Set exercise: Check every line in the records below for the word "this" and report how many have it, nothing more.

Supplied material:

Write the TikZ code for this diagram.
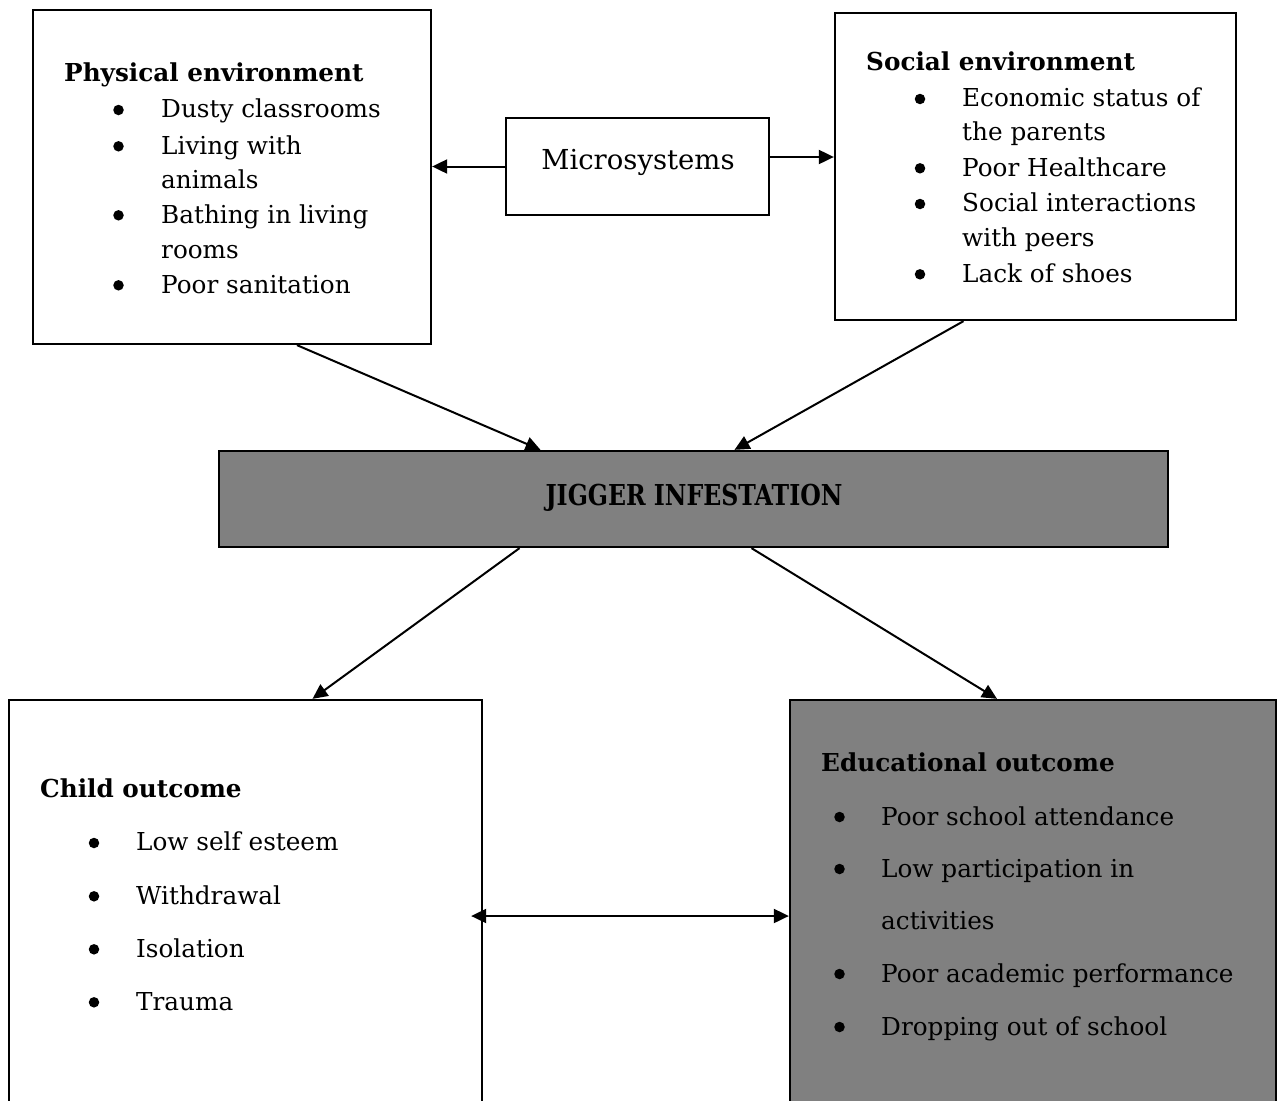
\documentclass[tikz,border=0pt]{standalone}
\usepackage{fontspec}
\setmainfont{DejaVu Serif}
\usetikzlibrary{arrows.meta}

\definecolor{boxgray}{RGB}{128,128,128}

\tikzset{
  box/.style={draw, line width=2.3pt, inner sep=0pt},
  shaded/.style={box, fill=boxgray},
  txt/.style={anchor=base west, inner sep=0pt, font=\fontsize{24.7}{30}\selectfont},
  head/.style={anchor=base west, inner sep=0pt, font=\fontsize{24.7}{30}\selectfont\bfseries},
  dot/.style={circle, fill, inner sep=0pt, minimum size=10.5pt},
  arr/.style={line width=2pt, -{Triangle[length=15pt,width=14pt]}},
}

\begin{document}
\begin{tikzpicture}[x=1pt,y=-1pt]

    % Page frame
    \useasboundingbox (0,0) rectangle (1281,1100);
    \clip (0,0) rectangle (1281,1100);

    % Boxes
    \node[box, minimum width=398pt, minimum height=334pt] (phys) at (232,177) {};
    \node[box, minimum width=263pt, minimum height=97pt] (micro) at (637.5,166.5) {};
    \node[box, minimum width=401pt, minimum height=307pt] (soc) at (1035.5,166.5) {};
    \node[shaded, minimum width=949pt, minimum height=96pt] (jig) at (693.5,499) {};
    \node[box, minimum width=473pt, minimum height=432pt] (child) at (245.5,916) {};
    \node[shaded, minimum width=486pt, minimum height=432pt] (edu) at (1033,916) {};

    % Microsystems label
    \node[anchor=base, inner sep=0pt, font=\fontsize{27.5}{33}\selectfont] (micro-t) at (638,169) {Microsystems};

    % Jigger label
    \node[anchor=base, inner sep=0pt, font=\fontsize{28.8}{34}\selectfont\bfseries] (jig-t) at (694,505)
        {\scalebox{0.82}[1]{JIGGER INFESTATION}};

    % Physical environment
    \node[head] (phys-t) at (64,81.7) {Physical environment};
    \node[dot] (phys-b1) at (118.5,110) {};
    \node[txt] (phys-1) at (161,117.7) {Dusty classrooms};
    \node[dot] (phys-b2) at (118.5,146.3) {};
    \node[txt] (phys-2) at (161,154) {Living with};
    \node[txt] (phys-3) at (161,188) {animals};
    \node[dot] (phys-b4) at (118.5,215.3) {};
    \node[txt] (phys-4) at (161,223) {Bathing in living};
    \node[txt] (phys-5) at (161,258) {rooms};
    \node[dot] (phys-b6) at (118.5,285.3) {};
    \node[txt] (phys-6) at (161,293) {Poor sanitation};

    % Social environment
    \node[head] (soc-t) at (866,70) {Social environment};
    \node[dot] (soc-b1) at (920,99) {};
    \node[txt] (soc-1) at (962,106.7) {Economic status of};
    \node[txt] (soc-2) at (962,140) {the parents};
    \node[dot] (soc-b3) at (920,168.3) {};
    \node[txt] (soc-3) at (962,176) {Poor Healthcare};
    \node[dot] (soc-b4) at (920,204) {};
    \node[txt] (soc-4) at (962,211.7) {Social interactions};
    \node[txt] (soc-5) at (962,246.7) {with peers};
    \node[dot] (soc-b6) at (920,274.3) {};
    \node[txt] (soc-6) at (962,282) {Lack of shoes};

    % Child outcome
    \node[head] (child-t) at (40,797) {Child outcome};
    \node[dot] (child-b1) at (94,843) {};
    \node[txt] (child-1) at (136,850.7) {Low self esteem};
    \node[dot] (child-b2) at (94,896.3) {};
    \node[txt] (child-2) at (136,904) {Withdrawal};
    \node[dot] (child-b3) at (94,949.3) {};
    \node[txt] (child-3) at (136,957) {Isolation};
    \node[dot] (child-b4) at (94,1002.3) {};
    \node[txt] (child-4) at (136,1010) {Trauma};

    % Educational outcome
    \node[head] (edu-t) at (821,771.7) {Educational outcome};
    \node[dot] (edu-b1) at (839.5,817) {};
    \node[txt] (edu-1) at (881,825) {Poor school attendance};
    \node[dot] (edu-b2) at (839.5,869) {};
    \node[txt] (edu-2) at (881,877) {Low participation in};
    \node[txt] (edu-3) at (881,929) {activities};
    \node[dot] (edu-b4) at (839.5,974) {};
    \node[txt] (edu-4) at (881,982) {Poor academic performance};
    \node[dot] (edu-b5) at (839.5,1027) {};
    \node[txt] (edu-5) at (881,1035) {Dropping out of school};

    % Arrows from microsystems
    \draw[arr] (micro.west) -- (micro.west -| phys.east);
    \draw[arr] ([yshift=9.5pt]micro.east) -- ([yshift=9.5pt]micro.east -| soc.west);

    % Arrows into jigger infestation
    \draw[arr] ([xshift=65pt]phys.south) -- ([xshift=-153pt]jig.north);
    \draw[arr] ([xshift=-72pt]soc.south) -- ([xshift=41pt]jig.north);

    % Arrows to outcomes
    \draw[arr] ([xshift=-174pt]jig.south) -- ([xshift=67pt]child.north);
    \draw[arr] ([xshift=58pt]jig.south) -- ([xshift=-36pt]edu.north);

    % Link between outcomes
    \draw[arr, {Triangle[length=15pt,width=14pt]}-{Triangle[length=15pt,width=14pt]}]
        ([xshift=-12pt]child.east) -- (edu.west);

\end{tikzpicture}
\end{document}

* * *

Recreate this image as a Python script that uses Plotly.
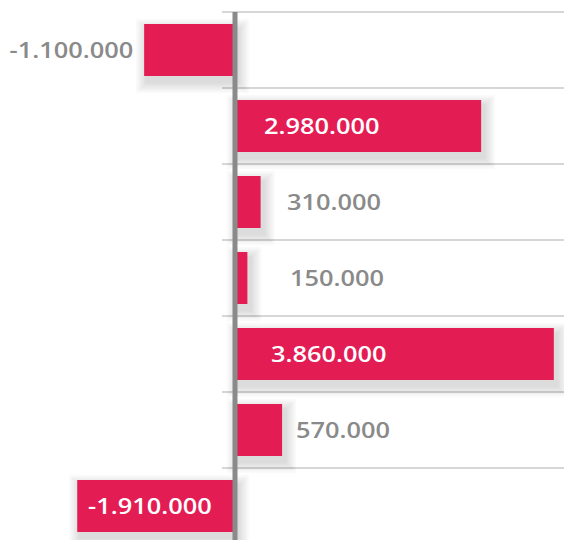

Result of the task: 2